Un festival australien vous aurait demandé d’écrire un opéra. Vrai ?
Oui, mais je ne suis pas très convaincu. Beaucoup de gens dans la pop en ont fait et ça a toujours été un désastre. Ils copient toujours quelqu’un du xixe siècle, comme Verdi, que je n’aime pas, et c’est une horreur. Un opéra, tu dois l’écrire de la même manière que le reste de ta musique.
Et Bish Bosch est déjà assez un opéra comme ça.
Tu as probablement raison, merci !
Le disque
Walker Menace Ranger« Un style, au fur et à mesure, on l’explore, on l’aiguise. » Les déséquilibrés friands des récentes menaces de Scott Walker (The Drift, mais aussi And Who Shall Go To The Ball? And What Shall Go To The Ball?, bande-son d’un ballet pour handicapés, 2007) bavent déjà en apprenant que Bish Bosch est encore plus extravagant que ses précédents : assauts orchestraux rappelant le Xenakis extrême, couteaux croisés, silences lourds de ténèbres, mouvements sous-marins, râles électroniques : papy Scott manie ces outils avec une précision chamanique pour narrer des séquences à la licence littéraire aussi forte qu’hermétique (un livret est fourni, avec notes de bas de page, pour nous éclairer un tant soit peu).

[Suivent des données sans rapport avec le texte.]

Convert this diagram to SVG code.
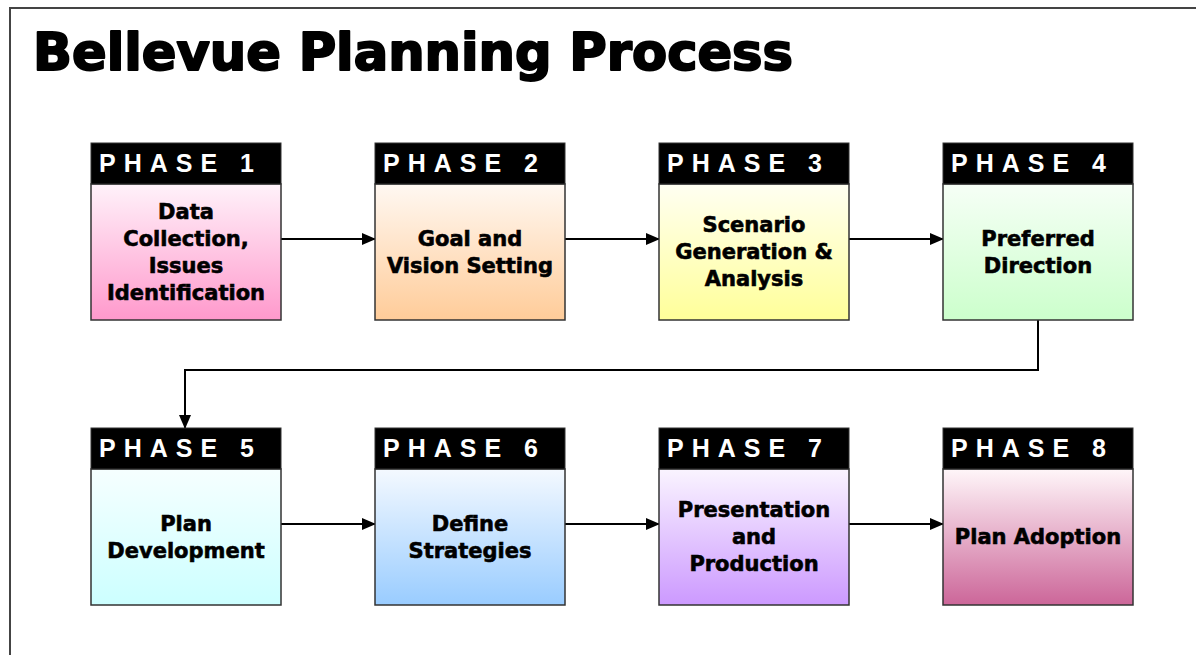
<svg xmlns="http://www.w3.org/2000/svg" width="1196" height="655" viewBox="0 0 1196 655">
<style>
.frame{fill:none;stroke:#444;stroke-width:2}
.title{font-family:"DejaVu Sans",sans-serif;font-weight:bold;font-size:51px;fill:#000;stroke:#000;stroke-width:2;stroke-linejoin:round}
.hdr{fill:#000;stroke:#333;stroke-width:1}
.hdrt{font-family:"Liberation Sans",Arial,sans-serif;font-weight:bold;font-size:25px;fill:#fff;letter-spacing:8px}
.body{stroke:#333;stroke-width:1.5}
.bt{font-family:"DejaVu Sans",sans-serif;font-weight:bold;font-size:21px;fill:#000;stroke:#000;stroke-width:0.6;text-anchor:middle}
.conn{fill:none;stroke:#000;stroke-width:2}
</style>
<defs>
<marker id="ah" markerWidth="14" markerHeight="12" refX="13" refY="6" orient="auto" markerUnits="userSpaceOnUse"><path d="M0,0 L14,6 L0,12 z" fill="#000"/></marker>
<linearGradient id="g1" x1="0" y1="0" x2="0" y2="1"><stop offset="0" stop-color="#fff2fa"/><stop offset="1" stop-color="#ff99cc"/></linearGradient>
<linearGradient id="g2" x1="0" y1="0" x2="0" y2="1"><stop offset="0" stop-color="#fff8f2"/><stop offset="1" stop-color="#ffcc99"/></linearGradient>
<linearGradient id="g3" x1="0" y1="0" x2="0" y2="1"><stop offset="0" stop-color="#fffff2"/><stop offset="1" stop-color="#ffff99"/></linearGradient>
<linearGradient id="g4" x1="0" y1="0" x2="0" y2="1"><stop offset="0" stop-color="#f6fff6"/><stop offset="1" stop-color="#ccffcc"/></linearGradient>
<linearGradient id="g5" x1="0" y1="0" x2="0" y2="1"><stop offset="0" stop-color="#f6ffff"/><stop offset="1" stop-color="#ccffff"/></linearGradient>
<linearGradient id="g6" x1="0" y1="0" x2="0" y2="1"><stop offset="0" stop-color="#f4f9ff"/><stop offset="1" stop-color="#99ccff"/></linearGradient>
<linearGradient id="g7" x1="0" y1="0" x2="0" y2="1"><stop offset="0" stop-color="#faf4ff"/><stop offset="1" stop-color="#cc99ff"/></linearGradient>
<linearGradient id="g8" x1="0" y1="0" x2="0" y2="1"><stop offset="0" stop-color="#fff6f9"/><stop offset="1" stop-color="#cc6699"/></linearGradient>
</defs>
<rect width="1196" height="655" fill="#fff"/>
<path class="frame" d="M10,655 L10,8 L1196,8"/>
<text class="title" x="33" y="70" textLength="760" lengthAdjust="spacingAndGlyphs">Bellevue Planning Process</text>

<g id="connectors">
<line class="conn" x1="281" y1="239" x2="375" y2="239" marker-end="url(#ah)"/>
<line class="conn" x1="565" y1="239" x2="659" y2="239" marker-end="url(#ah)"/>
<line class="conn" x1="849" y1="239" x2="943" y2="239" marker-end="url(#ah)"/>
<path class="conn" d="M1038,320 L1038,370 L185,370 L185,428" marker-end="url(#ah)"/>
<line class="conn" x1="281" y1="524" x2="375" y2="524" marker-end="url(#ah)"/>
<line class="conn" x1="565" y1="524" x2="659" y2="524" marker-end="url(#ah)"/>
<line class="conn" x1="849" y1="524" x2="943" y2="524" marker-end="url(#ah)"/>
</g>

<g id="phase1">
<rect class="body" x="91" y="184" width="190" height="136" fill="url(#g1)"/>
<rect class="hdr" x="91" y="143" width="190" height="41"/>
<text class="hdrt" x="99" y="172">PHASE 1</text>
<text class="bt" x="186" y="219">Data</text>
<text class="bt" x="186" y="246">Collection,</text>
<text class="bt" x="186" y="273">Issues</text>
<text class="bt" x="186" y="300">Identification</text>
</g>
<g id="phase2">
<rect class="body" x="375" y="184" width="190" height="136" fill="url(#g2)"/>
<rect class="hdr" x="375" y="143" width="190" height="41"/>
<text class="hdrt" x="383" y="172">PHASE 2</text>
<text class="bt" x="470" y="246">Goal and</text>
<text class="bt" x="470" y="273">Vision Setting</text>
</g>
<g id="phase3">
<rect class="body" x="659" y="184" width="190" height="136" fill="url(#g3)"/>
<rect class="hdr" x="659" y="143" width="190" height="41"/>
<text class="hdrt" x="667" y="172">PHASE 3</text>
<text class="bt" x="754" y="232">Scenario</text>
<text class="bt" x="754" y="259">Generation &amp;</text>
<text class="bt" x="754" y="286">Analysis</text>
</g>
<g id="phase4">
<rect class="body" x="943" y="184" width="190" height="136" fill="url(#g4)"/>
<rect class="hdr" x="943" y="143" width="190" height="41"/>
<text class="hdrt" x="951" y="172">PHASE 4</text>
<text class="bt" x="1038" y="246">Preferred</text>
<text class="bt" x="1038" y="273">Direction</text>
</g>
<g id="phase5">
<rect class="body" x="91" y="469" width="190" height="136" fill="url(#g5)"/>
<rect class="hdr" x="91" y="428" width="190" height="41"/>
<text class="hdrt" x="99" y="457">PHASE 5</text>
<text class="bt" x="186" y="531">Plan</text>
<text class="bt" x="186" y="558">Development</text>
</g>
<g id="phase6">
<rect class="body" x="375" y="469" width="190" height="136" fill="url(#g6)"/>
<rect class="hdr" x="375" y="428" width="190" height="41"/>
<text class="hdrt" x="383" y="457">PHASE 6</text>
<text class="bt" x="470" y="531">Define</text>
<text class="bt" x="470" y="558">Strategies</text>
</g>
<g id="phase7">
<rect class="body" x="659" y="469" width="190" height="136" fill="url(#g7)"/>
<rect class="hdr" x="659" y="428" width="190" height="41"/>
<text class="hdrt" x="667" y="457">PHASE 7</text>
<text class="bt" x="754" y="517">Presentation</text>
<text class="bt" x="754" y="544">and</text>
<text class="bt" x="754" y="571">Production</text>
</g>
<g id="phase8">
<rect class="body" x="943" y="469" width="190" height="136" fill="url(#g8)"/>
<rect class="hdr" x="943" y="428" width="190" height="41"/>
<text class="hdrt" x="951" y="457">PHASE 8</text>
<text class="bt" x="1038" y="544">Plan Adoption</text>
</g>
</svg>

Plus difforme et monumental que jamais (chaque pièce tourne entre 7 et 21 minutes), son éprouvant théâtre sonore s’avère néanmoins plus éclectique qu’auparavant : il souffle la terreur, ouvre des éclaircies, pousse dans un ravin, retient les démons et, sans crier gare, esquisse un sourire en coin. La récompense pour ceux qui oseront fréquenter Bish Bosch vient lorsque ces objets, qui surenchérissent un peu gratuitement dans le bizarre au premier abord, s’équilibrent. Reste cette phrase entêtante du crooner expérimental, « Pain is not alone » – souffrir ensemble, ça soulage.